XTREME Renew technology is unique in the world in its ability to produce bottles, suitable for food contact and with properties as good as those of bottles produced from virgin PET, directly from flakes of post-consumer scrap, in a single heat cycle. It first went into commercial operation at the end of last year: EREMA and SIPA collaborated with two Japanese partners – also cited for the award – Kyoei Industry (a major recycling company) and Suntory (one of the largest beverage producers in the world) on an installation in Kasama in Japan. The system can produce over 300 million containers per year.
The system uses EREMA technology to convert conventional washed bottle flakes into decontaminated melt-filtered PET food-grade melt with an increased viscosity (IV), which then is directly fed to a SIPA XTREME injection-compression preform molding plant (unlike other molding systems on the market that have to start from pelletized material called RPET). Containers produced from the preforms boast a high level of aesthetics, thanks to the elimination of an entire melting process that could otherwise cause yellowing in the resin.

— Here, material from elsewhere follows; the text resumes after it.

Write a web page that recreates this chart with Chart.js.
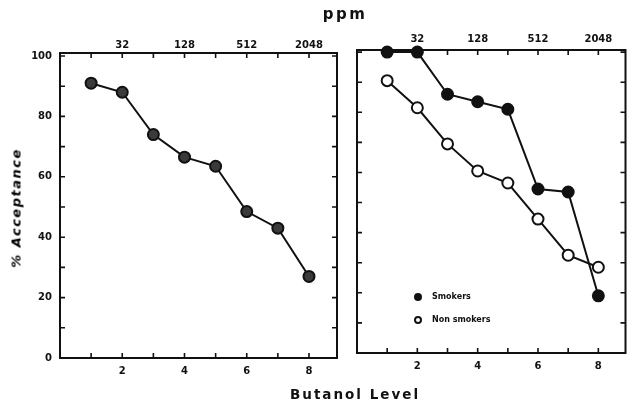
<!DOCTYPE html>
<html>
<head>
<meta charset="utf-8">
<script src="https://cdn.jsdelivr.net/npm/chart.js@4/dist/chart.umd.min.js"></script>
<style>
  html, body { margin: 0; padding: 0; background: #fff; }
  #wrap { position: relative; width: 633px; height: 405px; overflow: hidden; font-family: "DejaVu Sans", sans-serif; color: #111; }
  canvas { position: absolute; left: 0; top: 0; }
  .title { position: absolute; font-weight: bold; white-space: nowrap; }
  #ppm { left: 345px; top: 5px; font-size: 15px; letter-spacing: 2.5px; transform: translateX(-50%); }
  #xlab { left: 355px; top: 386px; font-size: 13.5px; letter-spacing: 2px; transform: translateX(-50%); }
  #ylab { left: 16px; top: 208px; font-size: 13px; font-style: italic; letter-spacing: 1.5px; color: #000; transform: translate(-50%, -50%) rotate(-90deg); }
  .leg { position: absolute; font-size: 8px; font-weight: bold; white-space: nowrap; }
  .dot { position: absolute; width: 8px; height: 8px; border-radius: 50%; box-sizing: border-box; }
</style>
</head>
<body>
<div id="wrap">
  <canvas id="leftPanel" width="633" height="405"></canvas>
  <canvas id="rightPanel" width="633" height="405"></canvas>
  <div class="title" id="ppm">ppm</div>
  <div class="title" id="xlab">Butanol Level</div>
  <div class="title" id="ylab">% Acceptance</div>
  <div class="dot" style="left:414px; top:293px; background:#111; border:2px solid #111;"></div>
  <div class="leg" style="left:432px; top:292px;">Smokers</div>
  <div class="dot" style="left:414px; top:316px; background:#fff; border:2px solid #111;"></div>
  <div class="leg" style="left:432px; top:315px;">Non smokers</div>
</div>
<script>
// Butanol levels and acceptance percentages
const levels = [1, 2, 3, 4, 5, 6, 7, 8];
const allSubjects = [91, 88, 74, 66.5, 63.5, 48.5, 43, 27];
const smokers = [100, 100, 86, 83.5, 81, 54.5, 53.5, 19];
const nonSmokers = [90.5, 81.5, 69.5, 60.5, 56.5, 44.5, 32.5, 28.5];

// Axis labels
const yTickValues = [0, 20, 40, 60, 80, 100];
const xTickValues = [2, 4, 6, 8];
const ppmLevels = [2, 4, 6, 8];
const ppmLabels = ['32', '128', '512', '2048'];

Chart.defaults.font.family = '"DejaVu Sans", sans-serif';
Chart.defaults.font.weight = 'bold';
Chart.defaults.font.size = 10;
Chart.defaults.color = '#111';
Chart.defaults.animation = false;

const ink = '#111';

// Box frame with inward tick marks, drawn from the chart's own scales
const framePlugin = {
  id: 'frameTicks',
  beforeDatasetsDraw(chart) {
    const ctx = chart.ctx;
    const { left, right, top, bottom } = chart.chartArea;
    const xs = chart.scales.x, ys = chart.scales.y;
    const tl = 5;
    ctx.save();
    ctx.strokeStyle = ink;
    ctx.lineWidth = 2;
    ctx.strokeRect(left, top, right - left, bottom - top);
    ctx.lineWidth = 1.6;
    ctx.beginPath();
    levels.forEach(v => {
      const px = xs.getPixelForValue(v);
      ctx.moveTo(px, bottom); ctx.lineTo(px, bottom - tl);
      ctx.moveTo(px, top); ctx.lineTo(px, top + tl);
    });
    for (let v = 10; v <= 100; v += 10) {
      const py = ys.getPixelForValue(v);
      ctx.moveTo(left, py); ctx.lineTo(left + tl, py);
      ctx.moveTo(right, py); ctx.lineTo(right - tl, py);
    }
    ctx.stroke();
    ctx.restore();
  }
};

function fixed(size, dim) {
  return scale => { scale[dim] = size; };
}

function makeScales(o) {
  return {
    x: {
      type: 'linear', position: 'bottom', min: 0, max: 8.9,
      grid: { display: false, drawTicks: false }, border: { display: false },
      afterBuildTicks: s => { s.ticks = xTickValues.map(v => ({ value: v })); },
      ticks: { padding: o.bottomPad, maxRotation: 0, autoSkip: false, callback: v => String(v) },
      afterFit: fixed(o.bottomH, 'height')
    },
    x2: {
      type: 'linear', position: 'top', min: 0, max: 8.9,
      grid: { display: false, drawTicks: false }, border: { display: false },
      afterBuildTicks: s => { s.ticks = ppmLevels.map(v => ({ value: v })); },
      ticks: { padding: o.topPad, maxRotation: 0, autoSkip: false,
               callback: v => ppmLabels[ppmLevels.indexOf(v)] },
      afterFit: fixed(o.topH, 'height')
    },
    y: {
      type: 'linear', position: 'left', min: 0, max: o.yMax,
      display: o.showY,
      grid: { display: false, drawTicks: false }, border: { display: false },
      afterBuildTicks: s => { s.ticks = yTickValues.map(v => ({ value: v })); },
      ticks: { padding: 8, autoSkip: false, callback: v => String(v) },
      afterFit: fixed(o.yW, 'width')
    }
  };
}

function series(data, fill) {
  return {
    data: levels.map((x, i) => ({ x, y: data[i] })),
    borderColor: ink, borderWidth: 2,
    pointRadius: 5.5, pointBorderWidth: 2,
    pointBackgroundColor: fill, pointBorderColor: ink,
    tension: 0, clip: false
  };
}

const common = {
  responsive: false,
  plugins: { legend: { display: false }, tooltip: { enabled: false } },
  events: []
};

new Chart(document.getElementById('leftPanel'), {
  type: 'line',
  data: { datasets: [series(allSubjects, '#3a3a3a')] },
  options: Object.assign({}, common, {
    layout: { padding: { left: 0, right: 296, top: 0, bottom: 0 } },
    scales: makeScales({ bottomH: 47, topH: 53, yW: 60, yMax: 101, showY: true, bottomPad: 7, topPad: 2 })
  }),
  plugins: [framePlugin]
});

new Chart(document.getElementById('rightPanel'), {
  type: 'line',
  data: { datasets: [series(smokers, ink), series(nonSmokers, '#fff')] },
  options: Object.assign({}, common, {
    layout: { padding: { left: 357, right: 3, top: 0, bottom: 0 } },
    scales: makeScales({ bottomH: 52, topH: 50, yW: 0, yMax: 100.7, showY: false, bottomPad: 7, topPad: 5 })
  }),
  plugins: [framePlugin]
});
</script>
</body>
</html>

“This is a solution that represents the perfect response to the requirements of the new circular economy,” says Gianfranco Zoppas, President of SIPA parent company Zoppas Industries. “Waste reprocessing is rendered sustainable and economical while producing new products of the highest quality. This innovative technology uses 30% less electricity than traditional recycling processes, thanks largely to systems integration, while CO2 emissions are cut by 25% – a massive 60% when you compare it to bottle production from virgin resin.
"I am particularly honored that this Austro-Italian green technology has received important international recognition. It has already had such a success in Japan that our partners there are even now thinking of two additional installations that will triple the production capacity to up to almost a billion RPET bottles per year."